** WORK TO COMPLETE **
Reproduce the data exactly and drop any pictures it holds.
_ _ _
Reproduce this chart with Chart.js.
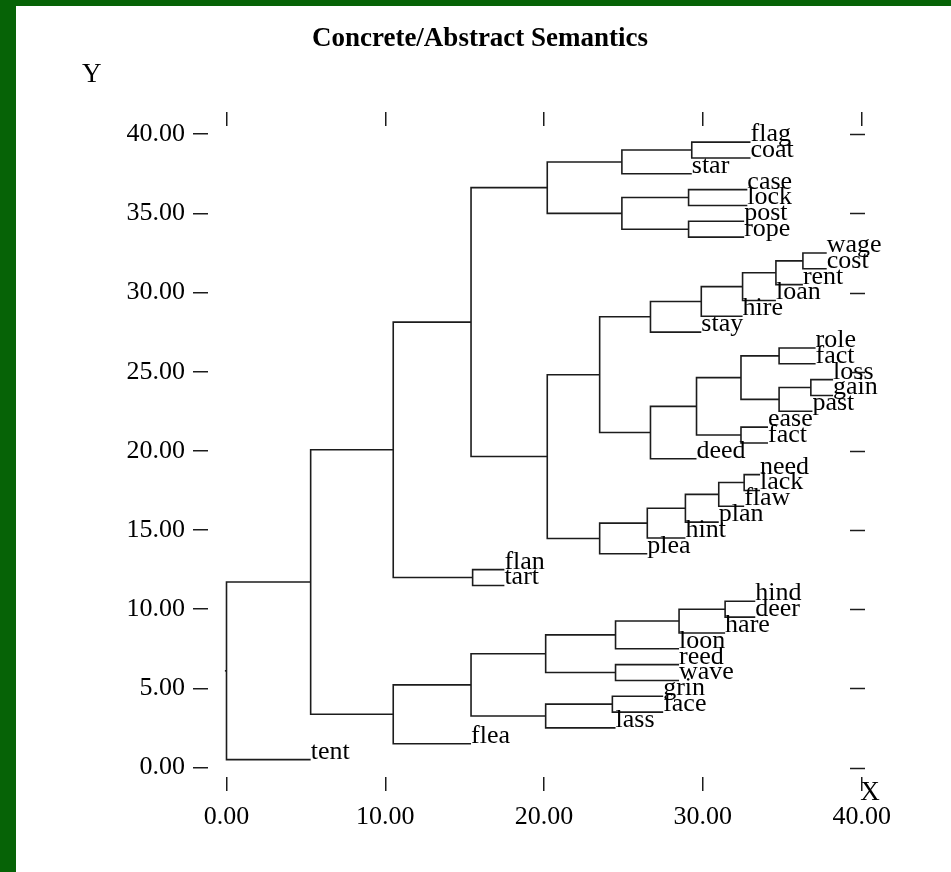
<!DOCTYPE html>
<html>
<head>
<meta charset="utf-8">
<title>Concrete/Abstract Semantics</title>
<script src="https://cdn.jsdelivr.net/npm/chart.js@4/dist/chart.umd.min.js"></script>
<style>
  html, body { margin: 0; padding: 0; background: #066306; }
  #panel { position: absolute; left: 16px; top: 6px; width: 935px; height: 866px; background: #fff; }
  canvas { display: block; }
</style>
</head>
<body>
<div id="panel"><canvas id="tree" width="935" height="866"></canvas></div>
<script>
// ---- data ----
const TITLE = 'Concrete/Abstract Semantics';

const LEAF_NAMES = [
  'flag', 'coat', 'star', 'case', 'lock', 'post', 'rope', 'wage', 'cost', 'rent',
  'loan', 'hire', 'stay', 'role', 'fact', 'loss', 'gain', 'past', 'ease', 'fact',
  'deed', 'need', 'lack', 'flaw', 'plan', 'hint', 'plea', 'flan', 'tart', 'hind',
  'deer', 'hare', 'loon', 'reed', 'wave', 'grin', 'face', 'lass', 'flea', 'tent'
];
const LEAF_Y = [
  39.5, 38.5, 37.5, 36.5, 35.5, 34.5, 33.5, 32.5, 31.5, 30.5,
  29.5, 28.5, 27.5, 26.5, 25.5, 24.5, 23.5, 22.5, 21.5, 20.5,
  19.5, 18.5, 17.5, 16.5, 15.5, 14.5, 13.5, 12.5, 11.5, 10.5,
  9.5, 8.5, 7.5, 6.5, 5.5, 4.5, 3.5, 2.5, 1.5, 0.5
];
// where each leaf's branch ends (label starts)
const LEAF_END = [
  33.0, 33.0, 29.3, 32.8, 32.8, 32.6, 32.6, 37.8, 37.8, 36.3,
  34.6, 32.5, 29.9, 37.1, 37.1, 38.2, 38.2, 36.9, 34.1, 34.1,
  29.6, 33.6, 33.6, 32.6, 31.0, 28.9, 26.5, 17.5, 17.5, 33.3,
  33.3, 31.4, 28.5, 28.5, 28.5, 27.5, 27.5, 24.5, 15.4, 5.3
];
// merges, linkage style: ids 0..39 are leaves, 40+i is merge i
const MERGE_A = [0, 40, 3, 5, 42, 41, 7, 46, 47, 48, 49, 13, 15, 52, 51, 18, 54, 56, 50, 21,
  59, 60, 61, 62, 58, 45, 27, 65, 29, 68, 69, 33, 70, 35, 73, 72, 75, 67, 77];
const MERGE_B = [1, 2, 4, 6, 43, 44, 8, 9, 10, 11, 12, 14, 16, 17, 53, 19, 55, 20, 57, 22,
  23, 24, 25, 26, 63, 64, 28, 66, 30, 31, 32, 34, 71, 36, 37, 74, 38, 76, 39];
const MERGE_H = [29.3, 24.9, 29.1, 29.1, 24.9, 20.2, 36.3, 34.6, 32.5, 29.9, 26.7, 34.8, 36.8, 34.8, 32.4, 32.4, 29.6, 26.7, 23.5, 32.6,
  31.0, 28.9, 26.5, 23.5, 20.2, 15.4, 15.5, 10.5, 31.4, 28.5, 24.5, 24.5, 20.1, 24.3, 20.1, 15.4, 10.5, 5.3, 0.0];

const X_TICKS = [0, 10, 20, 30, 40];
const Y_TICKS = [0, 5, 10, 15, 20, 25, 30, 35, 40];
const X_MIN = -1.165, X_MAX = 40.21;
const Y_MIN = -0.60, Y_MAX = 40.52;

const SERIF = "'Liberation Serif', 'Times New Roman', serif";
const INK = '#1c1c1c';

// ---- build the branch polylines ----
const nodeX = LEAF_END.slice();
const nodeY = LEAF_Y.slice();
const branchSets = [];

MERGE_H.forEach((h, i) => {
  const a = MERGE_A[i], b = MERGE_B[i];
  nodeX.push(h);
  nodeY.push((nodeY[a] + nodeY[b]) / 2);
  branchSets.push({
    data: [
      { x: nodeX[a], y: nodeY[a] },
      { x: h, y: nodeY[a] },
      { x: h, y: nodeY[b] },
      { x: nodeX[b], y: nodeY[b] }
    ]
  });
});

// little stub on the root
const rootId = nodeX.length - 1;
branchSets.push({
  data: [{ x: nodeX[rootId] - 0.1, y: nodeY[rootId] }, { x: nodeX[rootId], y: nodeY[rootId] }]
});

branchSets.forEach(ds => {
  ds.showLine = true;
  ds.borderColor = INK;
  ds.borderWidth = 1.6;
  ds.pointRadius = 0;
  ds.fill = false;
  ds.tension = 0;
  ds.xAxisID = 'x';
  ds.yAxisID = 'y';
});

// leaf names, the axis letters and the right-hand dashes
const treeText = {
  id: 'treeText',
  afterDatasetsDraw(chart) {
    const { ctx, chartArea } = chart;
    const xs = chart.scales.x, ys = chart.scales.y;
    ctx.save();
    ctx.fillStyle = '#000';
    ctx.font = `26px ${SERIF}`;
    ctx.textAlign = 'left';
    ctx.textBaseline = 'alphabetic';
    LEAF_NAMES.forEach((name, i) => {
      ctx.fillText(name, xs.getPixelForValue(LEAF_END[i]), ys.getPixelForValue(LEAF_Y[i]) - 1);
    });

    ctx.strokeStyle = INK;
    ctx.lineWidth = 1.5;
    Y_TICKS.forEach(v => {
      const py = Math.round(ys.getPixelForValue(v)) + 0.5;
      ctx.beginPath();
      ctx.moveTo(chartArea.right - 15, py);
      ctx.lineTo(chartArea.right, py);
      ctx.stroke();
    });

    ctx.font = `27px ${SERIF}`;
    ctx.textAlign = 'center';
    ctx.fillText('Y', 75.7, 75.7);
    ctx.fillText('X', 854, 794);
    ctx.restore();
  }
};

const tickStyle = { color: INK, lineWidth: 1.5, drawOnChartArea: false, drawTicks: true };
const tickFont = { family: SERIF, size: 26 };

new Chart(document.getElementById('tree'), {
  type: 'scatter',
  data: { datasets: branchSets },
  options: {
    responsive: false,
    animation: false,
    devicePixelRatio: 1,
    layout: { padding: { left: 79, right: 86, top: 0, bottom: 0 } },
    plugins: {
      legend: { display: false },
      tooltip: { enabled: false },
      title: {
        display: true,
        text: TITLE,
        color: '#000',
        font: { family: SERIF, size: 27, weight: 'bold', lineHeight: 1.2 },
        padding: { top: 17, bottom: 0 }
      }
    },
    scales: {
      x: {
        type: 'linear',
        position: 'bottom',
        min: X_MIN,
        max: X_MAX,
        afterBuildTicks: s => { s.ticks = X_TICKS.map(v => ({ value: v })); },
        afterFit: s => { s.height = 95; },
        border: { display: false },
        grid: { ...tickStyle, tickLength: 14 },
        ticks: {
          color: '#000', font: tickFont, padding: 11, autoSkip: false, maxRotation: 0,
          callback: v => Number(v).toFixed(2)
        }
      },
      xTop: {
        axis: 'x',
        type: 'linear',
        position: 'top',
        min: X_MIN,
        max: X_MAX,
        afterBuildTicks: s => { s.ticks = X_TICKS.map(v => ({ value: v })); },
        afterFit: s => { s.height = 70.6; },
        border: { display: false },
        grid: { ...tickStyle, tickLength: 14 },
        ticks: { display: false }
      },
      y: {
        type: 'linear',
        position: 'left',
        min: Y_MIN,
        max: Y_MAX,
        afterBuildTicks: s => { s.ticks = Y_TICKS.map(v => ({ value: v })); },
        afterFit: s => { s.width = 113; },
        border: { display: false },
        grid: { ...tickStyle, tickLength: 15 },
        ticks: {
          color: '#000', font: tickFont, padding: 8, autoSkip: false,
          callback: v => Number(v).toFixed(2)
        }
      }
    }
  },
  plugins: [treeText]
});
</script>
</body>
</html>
_ _ _
** EXPECTED ANSWER **
Reproduce this chart with Chart.js.
<!DOCTYPE html>
<html>
<head>
<meta charset="utf-8">
<title>Concrete/Abstract Semantics</title>
<script src="https://cdn.jsdelivr.net/npm/chart.js@4/dist/chart.umd.min.js"></script>
<style>
  html, body { margin: 0; padding: 0; background: #066306; }
  #panel { position: absolute; left: 16px; top: 6px; width: 935px; height: 866px; background: #fff; }
  canvas { display: block; }
</style>
</head>
<body>
<div id="panel"><canvas id="tree" width="935" height="866"></canvas></div>
<script>
// ---- data ----
const TITLE = 'Concrete/Abstract Semantics';

const LEAF_NAMES = [
  'flag', 'coat', 'star', 'case', 'lock', 'post', 'rope', 'wage', 'cost', 'rent',
  'loan', 'hire', 'stay', 'role', 'fact', 'loss', 'gain', 'past', 'ease', 'fact',
  'deed', 'need', 'lack', 'flaw', 'plan', 'hint', 'plea', 'flan', 'tart', 'hind',
  'deer', 'hare', 'loon', 'reed', 'wave', 'grin', 'face', 'lass', 'flea', 'tent'
];
const LEAF_Y = [
  39.5, 38.5, 37.5, 36.5, 35.5, 34.5, 33.5, 32.5, 31.5, 30.5,
  29.5, 28.5, 27.5, 26.5, 25.5, 24.5, 23.5, 22.5, 21.5, 20.5,
  19.5, 18.5, 17.5, 16.5, 15.5, 14.5, 13.5, 12.5, 11.5, 10.5,
  9.5, 8.5, 7.5, 6.5, 5.5, 4.5, 3.5, 2.5, 1.5, 0.5
];
// where each leaf's branch ends (label starts)
const LEAF_END = [
  33.0, 33.0, 29.3, 32.8, 32.8, 32.6, 32.6, 37.8, 37.8, 36.3,
  34.6, 32.5, 29.9, 37.1, 37.1, 38.2, 38.2, 36.9, 34.1, 34.1,
  29.6, 33.6, 33.6, 32.6, 31.0, 28.9, 26.5, 17.5, 17.5, 33.3,
  33.3, 31.4, 28.5, 28.5, 28.5, 27.5, 27.5, 24.5, 15.4, 5.3
];
// merges, linkage style: ids 0..39 are leaves, 40+i is merge i
const MERGE_A = [0, 40, 3, 5, 42, 41, 7, 46, 47, 48, 49, 13, 15, 52, 51, 18, 54, 56, 50, 21,
  59, 60, 61, 62, 58, 45, 27, 65, 29, 68, 69, 33, 70, 35, 73, 72, 75, 67, 77];
const MERGE_B = [1, 2, 4, 6, 43, 44, 8, 9, 10, 11, 12, 14, 16, 17, 53, 19, 55, 20, 57, 22,
  23, 24, 25, 26, 63, 64, 28, 66, 30, 31, 32, 34, 71, 36, 37, 74, 38, 76, 39];
const MERGE_H = [29.3, 24.9, 29.1, 29.1, 24.9, 20.2, 36.3, 34.6, 32.5, 29.9, 26.7, 34.8, 36.8, 34.8, 32.4, 32.4, 29.6, 26.7, 23.5, 32.6,
  31.0, 28.9, 26.5, 23.5, 20.2, 15.4, 15.5, 10.5, 31.4, 28.5, 24.5, 24.5, 20.1, 24.3, 20.1, 15.4, 10.5, 5.3, 0.0];

const X_TICKS = [0, 10, 20, 30, 40];
const Y_TICKS = [0, 5, 10, 15, 20, 25, 30, 35, 40];
const X_MIN = -1.165, X_MAX = 40.21;
const Y_MIN = -0.60, Y_MAX = 40.52;

const SERIF = "'Liberation Serif', 'Times New Roman', serif";
const INK = '#1c1c1c';

// ---- build the branch polylines ----
const nodeX = LEAF_END.slice();
const nodeY = LEAF_Y.slice();
const branchSets = [];

MERGE_H.forEach((h, i) => {
  const a = MERGE_A[i], b = MERGE_B[i];
  nodeX.push(h);
  nodeY.push((nodeY[a] + nodeY[b]) / 2);
  branchSets.push({
    data: [
      { x: nodeX[a], y: nodeY[a] },
      { x: h, y: nodeY[a] },
      { x: h, y: nodeY[b] },
      { x: nodeX[b], y: nodeY[b] }
    ]
  });
});

// little stub on the root
const rootId = nodeX.length - 1;
branchSets.push({
  data: [{ x: nodeX[rootId] - 0.1, y: nodeY[rootId] }, { x: nodeX[rootId], y: nodeY[rootId] }]
});

branchSets.forEach(ds => {
  ds.showLine = true;
  ds.borderColor = INK;
  ds.borderWidth = 1.6;
  ds.pointRadius = 0;
  ds.fill = false;
  ds.tension = 0;
  ds.xAxisID = 'x';
  ds.yAxisID = 'y';
});

// leaf names, the axis letters and the right-hand dashes
const treeText = {
  id: 'treeText',
  afterDatasetsDraw(chart) {
    const { ctx, chartArea } = chart;
    const xs = chart.scales.x, ys = chart.scales.y;
    ctx.save();
    ctx.fillStyle = '#000';
    ctx.font = `26px ${SERIF}`;
    ctx.textAlign = 'left';
    ctx.textBaseline = 'alphabetic';
    LEAF_NAMES.forEach((name, i) => {
      ctx.fillText(name, xs.getPixelForValue(LEAF_END[i]), ys.getPixelForValue(LEAF_Y[i]) - 1);
    });

    ctx.strokeStyle = INK;
    ctx.lineWidth = 1.5;
    Y_TICKS.forEach(v => {
      const py = Math.round(ys.getPixelForValue(v)) + 0.5;
      ctx.beginPath();
      ctx.moveTo(chartArea.right - 15, py);
      ctx.lineTo(chartArea.right, py);
      ctx.stroke();
    });

    ctx.font = `27px ${SERIF}`;
    ctx.textAlign = 'center';
    ctx.fillText('Y', 75.7, 75.7);
    ctx.fillText('X', 854, 794);
    ctx.restore();
  }
};

const tickStyle = { color: INK, lineWidth: 1.5, drawOnChartArea: false, drawTicks: true };
const tickFont = { family: SERIF, size: 26 };

new Chart(document.getElementById('tree'), {
  type: 'scatter',
  data: { datasets: branchSets },
  options: {
    responsive: false,
    animation: false,
    devicePixelRatio: 1,
    layout: { padding: { left: 79, right: 86, top: 0, bottom: 0 } },
    plugins: {
      legend: { display: false },
      tooltip: { enabled: false },
      title: {
        display: true,
        text: TITLE,
        color: '#000',
        font: { family: SERIF, size: 27, weight: 'bold', lineHeight: 1.2 },
        padding: { top: 17, bottom: 0 }
      }
    },
    scales: {
      x: {
        type: 'linear',
        position: 'bottom',
        min: X_MIN,
        max: X_MAX,
        afterBuildTicks: s => { s.ticks = X_TICKS.map(v => ({ value: v })); },
        afterFit: s => { s.height = 95; },
        border: { display: false },
        grid: { ...tickStyle, tickLength: 14 },
        ticks: {
          color: '#000', font: tickFont, padding: 11, autoSkip: false, maxRotation: 0,
          callback: v => Number(v).toFixed(2)
        }
      },
      xTop: {
        axis: 'x',
        type: 'linear',
        position: 'top',
        min: X_MIN,
        max: X_MAX,
        afterBuildTicks: s => { s.ticks = X_TICKS.map(v => ({ value: v })); },
        afterFit: s => { s.height = 70.6; },
        border: { display: false },
        grid: { ...tickStyle, tickLength: 14 },
        ticks: { display: false }
      },
      y: {
        type: 'linear',
        position: 'left',
        min: Y_MIN,
        max: Y_MAX,
        afterBuildTicks: s => { s.ticks = Y_TICKS.map(v => ({ value: v })); },
        afterFit: s => { s.width = 113; },
        border: { display: false },
        grid: { ...tickStyle, tickLength: 15 },
        ticks: {
          color: '#000', font: tickFont, padding: 8, autoSkip: false,
          callback: v => Number(v).toFixed(2)
        }
      }
    }
  },
  plugins: [treeText]
});
</script>
</body>
</html>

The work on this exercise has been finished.